Let my airplane go; the long arm of Eurocontrol has operating lessors seeing red and crying 'foul.'

The long arm of Eurocontrol has aircraft operating lessors seeing red and crying foul.'

Operating lessors increasingly are disturbed over Eurocontrol's practice of detaining their aircraft in order to extract payment of ATC charges incurred by lessees of those aircraft, even in situations where the aircraft no longer are operated by the airlines that incurred the charges. if not resolved, the situation threatens to undermine the ability of leasing companies to do business in Europe and especially in the U.K., where the Civil Aviation Authority (CAA) is acting as Eurocontrol's "enforcer" in aircraft detentions.
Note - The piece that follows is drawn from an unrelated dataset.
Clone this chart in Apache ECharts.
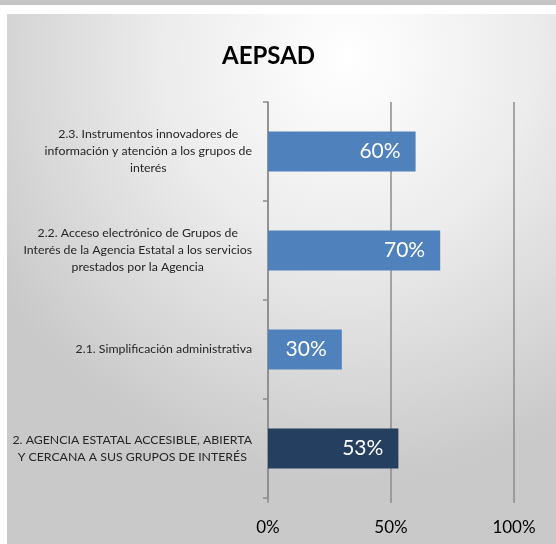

But beyond its effect on operating lessors, the practice-if continued-will have repercussions on any company that buys, sells or finances airplanes that are operated in Europe, according to Louis Gonda, executive vice president of International Lease Finance Corp. "It is with the lessors that this is manifesting itself right now ... but any airline buying an airplane from another airline faces similar problems," he told ATW.

Airlines "will pay the penalty"

Marc P. Desautels, president of Polaris Aircraft Leasing Corp., which has not suffered detention of any aircraft, says that the Eurocontrol actions represent "a challenge to the whole structure of aircraft financing" and predicts that ultimately, airlines operating in Europe will pay the penalty for Eurocontrol's actions through higher leasing costs and less access to financing.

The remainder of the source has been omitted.